**What you have to do**:
Each line from the top of the listing through the one holding "days = np.arange(-74, 75)" should be restated word for word, with nothing added and no pictures.

**Supplied data**:
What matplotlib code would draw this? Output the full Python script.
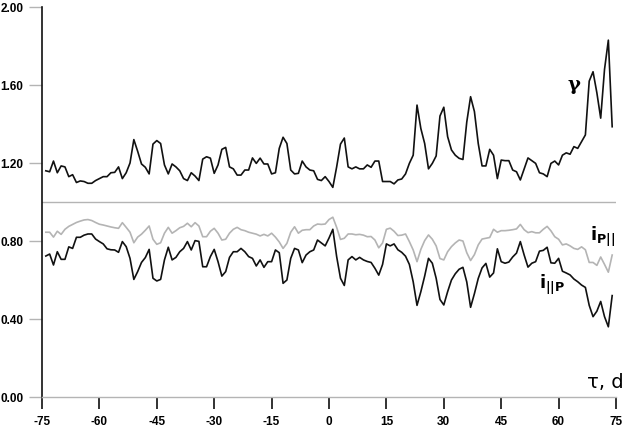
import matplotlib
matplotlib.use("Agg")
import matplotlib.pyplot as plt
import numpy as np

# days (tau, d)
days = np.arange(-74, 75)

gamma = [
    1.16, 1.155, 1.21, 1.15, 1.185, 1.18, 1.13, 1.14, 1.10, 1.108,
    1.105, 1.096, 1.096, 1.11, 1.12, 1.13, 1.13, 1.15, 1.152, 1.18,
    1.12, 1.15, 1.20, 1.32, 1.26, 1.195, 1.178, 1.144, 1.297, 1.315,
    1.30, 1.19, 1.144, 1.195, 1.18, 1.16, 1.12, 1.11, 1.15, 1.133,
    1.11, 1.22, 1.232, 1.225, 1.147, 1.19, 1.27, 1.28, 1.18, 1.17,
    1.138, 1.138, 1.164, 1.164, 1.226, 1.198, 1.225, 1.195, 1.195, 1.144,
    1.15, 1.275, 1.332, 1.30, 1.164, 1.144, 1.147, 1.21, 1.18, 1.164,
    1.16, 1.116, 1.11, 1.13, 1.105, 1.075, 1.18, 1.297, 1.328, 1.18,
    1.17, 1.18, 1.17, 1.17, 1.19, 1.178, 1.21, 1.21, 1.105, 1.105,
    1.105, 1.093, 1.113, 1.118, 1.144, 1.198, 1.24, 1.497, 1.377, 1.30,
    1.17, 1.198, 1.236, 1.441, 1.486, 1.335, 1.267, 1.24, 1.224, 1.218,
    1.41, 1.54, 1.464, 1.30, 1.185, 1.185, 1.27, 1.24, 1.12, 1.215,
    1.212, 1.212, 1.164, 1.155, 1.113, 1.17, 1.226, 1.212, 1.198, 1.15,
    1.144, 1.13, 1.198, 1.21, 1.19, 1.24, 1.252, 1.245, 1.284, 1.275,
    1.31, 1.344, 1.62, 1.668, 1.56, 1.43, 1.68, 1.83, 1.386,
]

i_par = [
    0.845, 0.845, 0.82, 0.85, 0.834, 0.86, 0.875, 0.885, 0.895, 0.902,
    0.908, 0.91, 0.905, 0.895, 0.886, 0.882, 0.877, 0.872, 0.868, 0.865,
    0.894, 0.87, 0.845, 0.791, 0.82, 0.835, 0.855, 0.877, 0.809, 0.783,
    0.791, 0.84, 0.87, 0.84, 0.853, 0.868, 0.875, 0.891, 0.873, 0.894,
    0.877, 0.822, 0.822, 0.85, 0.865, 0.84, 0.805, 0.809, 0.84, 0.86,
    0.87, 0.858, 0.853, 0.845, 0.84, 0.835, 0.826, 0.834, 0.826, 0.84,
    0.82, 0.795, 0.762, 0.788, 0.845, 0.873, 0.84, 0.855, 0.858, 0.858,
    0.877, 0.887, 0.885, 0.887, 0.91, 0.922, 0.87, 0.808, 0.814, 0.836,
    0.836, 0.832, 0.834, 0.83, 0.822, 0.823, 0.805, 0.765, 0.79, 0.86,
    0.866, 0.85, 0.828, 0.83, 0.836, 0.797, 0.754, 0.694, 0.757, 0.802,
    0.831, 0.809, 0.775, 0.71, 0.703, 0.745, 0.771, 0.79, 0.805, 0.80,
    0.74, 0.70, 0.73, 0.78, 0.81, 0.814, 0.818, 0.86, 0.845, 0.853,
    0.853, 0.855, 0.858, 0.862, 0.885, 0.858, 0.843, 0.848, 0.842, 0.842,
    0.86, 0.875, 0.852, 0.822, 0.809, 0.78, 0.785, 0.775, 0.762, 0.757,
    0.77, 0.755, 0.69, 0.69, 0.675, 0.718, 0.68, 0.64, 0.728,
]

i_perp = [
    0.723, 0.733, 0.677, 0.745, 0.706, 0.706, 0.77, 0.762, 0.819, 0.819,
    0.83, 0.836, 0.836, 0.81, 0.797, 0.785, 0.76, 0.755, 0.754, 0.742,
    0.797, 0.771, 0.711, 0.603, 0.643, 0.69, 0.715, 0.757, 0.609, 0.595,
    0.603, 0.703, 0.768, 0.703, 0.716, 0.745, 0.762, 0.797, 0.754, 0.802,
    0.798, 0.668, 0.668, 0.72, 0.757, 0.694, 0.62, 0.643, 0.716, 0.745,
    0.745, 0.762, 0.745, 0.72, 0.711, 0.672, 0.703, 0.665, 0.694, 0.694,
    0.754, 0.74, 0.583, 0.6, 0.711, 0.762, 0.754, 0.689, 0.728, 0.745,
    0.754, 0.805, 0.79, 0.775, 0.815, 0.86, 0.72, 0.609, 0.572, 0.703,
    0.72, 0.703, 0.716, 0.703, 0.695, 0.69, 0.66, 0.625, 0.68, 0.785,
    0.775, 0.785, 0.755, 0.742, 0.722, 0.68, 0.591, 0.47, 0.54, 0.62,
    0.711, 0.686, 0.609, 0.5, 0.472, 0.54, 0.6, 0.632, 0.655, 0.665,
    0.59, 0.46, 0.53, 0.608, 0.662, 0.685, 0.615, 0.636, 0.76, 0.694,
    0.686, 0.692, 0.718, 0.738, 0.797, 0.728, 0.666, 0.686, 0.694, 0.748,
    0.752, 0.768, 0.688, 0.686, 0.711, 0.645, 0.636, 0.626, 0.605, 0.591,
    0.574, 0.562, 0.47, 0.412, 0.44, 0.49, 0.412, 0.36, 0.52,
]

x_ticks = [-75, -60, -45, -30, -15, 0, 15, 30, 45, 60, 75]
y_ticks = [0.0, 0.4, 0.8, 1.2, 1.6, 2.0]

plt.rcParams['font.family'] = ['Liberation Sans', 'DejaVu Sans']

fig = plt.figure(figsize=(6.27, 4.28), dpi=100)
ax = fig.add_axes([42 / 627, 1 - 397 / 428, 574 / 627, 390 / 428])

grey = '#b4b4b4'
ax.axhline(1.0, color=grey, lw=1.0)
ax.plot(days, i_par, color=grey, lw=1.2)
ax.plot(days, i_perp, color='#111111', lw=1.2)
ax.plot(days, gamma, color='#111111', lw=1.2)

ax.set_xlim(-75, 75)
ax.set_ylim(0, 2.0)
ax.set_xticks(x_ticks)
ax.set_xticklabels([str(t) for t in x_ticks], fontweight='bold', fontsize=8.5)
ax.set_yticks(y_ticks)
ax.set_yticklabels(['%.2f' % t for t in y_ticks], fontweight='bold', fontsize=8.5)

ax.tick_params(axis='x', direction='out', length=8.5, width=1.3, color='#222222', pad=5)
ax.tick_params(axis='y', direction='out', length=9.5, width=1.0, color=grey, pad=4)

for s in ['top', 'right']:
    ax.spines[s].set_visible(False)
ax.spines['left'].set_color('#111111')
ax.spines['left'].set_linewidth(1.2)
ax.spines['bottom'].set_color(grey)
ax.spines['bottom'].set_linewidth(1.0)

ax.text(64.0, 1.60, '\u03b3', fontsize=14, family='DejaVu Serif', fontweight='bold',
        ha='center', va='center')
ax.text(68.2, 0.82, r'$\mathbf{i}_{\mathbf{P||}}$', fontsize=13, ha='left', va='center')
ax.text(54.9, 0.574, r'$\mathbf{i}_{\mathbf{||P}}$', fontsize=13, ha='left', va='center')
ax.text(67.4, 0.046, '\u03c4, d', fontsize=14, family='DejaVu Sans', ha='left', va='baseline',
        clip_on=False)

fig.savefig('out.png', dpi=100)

**Correct response**:
What matplotlib code would draw this? Output the full Python script.
import matplotlib
matplotlib.use("Agg")
import matplotlib.pyplot as plt
import numpy as np

# days (tau, d)
days = np.arange(-74, 75)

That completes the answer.